── Provided data
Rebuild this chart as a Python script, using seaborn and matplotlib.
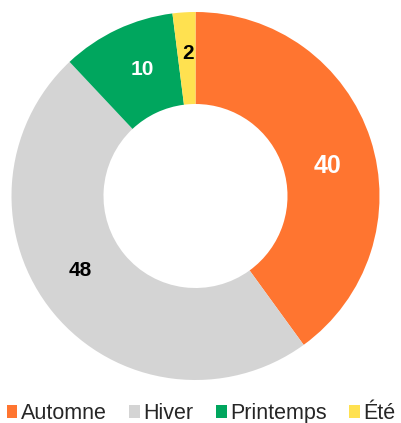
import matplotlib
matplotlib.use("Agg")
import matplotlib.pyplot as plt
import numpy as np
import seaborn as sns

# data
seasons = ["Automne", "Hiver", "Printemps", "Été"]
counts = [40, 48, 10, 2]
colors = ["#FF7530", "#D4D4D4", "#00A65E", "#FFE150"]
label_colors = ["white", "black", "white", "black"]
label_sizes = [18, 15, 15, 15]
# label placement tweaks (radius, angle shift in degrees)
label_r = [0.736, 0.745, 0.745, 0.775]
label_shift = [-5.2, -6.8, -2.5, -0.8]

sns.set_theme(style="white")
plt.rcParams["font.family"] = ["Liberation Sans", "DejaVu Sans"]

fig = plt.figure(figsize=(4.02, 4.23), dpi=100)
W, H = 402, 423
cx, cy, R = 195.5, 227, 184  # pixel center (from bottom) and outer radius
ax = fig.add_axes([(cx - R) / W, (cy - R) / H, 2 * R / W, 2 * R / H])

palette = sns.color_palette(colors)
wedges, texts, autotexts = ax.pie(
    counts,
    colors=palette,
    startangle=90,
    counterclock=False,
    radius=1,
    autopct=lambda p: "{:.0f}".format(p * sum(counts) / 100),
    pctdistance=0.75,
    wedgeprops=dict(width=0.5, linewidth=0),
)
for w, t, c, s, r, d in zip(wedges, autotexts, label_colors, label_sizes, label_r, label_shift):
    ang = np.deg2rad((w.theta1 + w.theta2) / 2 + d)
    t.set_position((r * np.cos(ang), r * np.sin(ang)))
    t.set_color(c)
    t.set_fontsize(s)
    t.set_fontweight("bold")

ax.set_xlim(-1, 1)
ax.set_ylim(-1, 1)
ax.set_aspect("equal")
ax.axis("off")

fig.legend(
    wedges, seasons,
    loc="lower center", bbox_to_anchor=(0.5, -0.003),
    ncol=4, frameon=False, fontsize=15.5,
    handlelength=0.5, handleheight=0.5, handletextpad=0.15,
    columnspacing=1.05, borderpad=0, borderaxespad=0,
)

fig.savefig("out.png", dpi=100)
────
── Provided data
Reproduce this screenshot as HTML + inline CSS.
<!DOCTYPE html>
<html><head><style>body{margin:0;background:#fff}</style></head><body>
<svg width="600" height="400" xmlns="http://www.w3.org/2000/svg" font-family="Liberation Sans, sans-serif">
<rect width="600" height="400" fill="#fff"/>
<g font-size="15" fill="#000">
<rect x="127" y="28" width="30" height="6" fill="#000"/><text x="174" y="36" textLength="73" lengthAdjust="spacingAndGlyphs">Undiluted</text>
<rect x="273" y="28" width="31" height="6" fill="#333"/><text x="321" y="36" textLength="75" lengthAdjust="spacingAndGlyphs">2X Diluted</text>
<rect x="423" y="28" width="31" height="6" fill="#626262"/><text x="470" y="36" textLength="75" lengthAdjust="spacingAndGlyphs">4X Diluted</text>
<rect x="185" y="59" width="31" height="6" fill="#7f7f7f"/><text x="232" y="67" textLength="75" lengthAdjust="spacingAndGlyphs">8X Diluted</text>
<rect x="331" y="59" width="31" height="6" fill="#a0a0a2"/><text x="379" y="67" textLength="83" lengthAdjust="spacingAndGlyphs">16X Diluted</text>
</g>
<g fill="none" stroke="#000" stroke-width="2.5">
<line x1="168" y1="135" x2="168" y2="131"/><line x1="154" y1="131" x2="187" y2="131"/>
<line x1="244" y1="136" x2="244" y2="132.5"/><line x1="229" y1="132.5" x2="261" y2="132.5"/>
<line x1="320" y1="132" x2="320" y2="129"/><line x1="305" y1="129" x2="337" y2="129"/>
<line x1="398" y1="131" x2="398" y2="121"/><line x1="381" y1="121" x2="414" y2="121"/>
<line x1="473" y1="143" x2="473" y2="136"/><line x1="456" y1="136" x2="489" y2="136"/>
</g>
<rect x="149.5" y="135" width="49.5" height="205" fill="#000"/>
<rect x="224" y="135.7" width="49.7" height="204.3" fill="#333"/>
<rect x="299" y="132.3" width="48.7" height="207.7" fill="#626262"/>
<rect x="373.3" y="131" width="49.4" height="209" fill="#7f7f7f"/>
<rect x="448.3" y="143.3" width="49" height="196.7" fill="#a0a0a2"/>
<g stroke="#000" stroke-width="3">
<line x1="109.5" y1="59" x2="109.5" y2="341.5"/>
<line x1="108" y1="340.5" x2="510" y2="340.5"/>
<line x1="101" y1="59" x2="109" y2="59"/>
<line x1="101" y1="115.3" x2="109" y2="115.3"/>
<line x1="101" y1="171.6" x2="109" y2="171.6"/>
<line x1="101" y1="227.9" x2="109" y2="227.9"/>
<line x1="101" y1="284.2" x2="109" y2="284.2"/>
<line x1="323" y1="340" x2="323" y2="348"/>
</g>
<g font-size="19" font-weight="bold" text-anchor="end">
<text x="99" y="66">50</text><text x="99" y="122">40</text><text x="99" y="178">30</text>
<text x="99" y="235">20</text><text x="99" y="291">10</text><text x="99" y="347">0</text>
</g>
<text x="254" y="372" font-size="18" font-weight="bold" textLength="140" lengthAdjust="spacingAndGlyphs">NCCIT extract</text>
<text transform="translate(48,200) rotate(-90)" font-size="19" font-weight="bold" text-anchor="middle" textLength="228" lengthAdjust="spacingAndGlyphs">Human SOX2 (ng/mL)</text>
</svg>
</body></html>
────
Above are the records. Print exactly the lines from the one containing "Rebuild this chart" to the one containing "import seaborn as sns", both included, and nothing else; pictures are excluded.

Rebuild this chart as a Python script, using seaborn and matplotlib.
import matplotlib
matplotlib.use("Agg")
import matplotlib.pyplot as plt
import numpy as np
import seaborn as sns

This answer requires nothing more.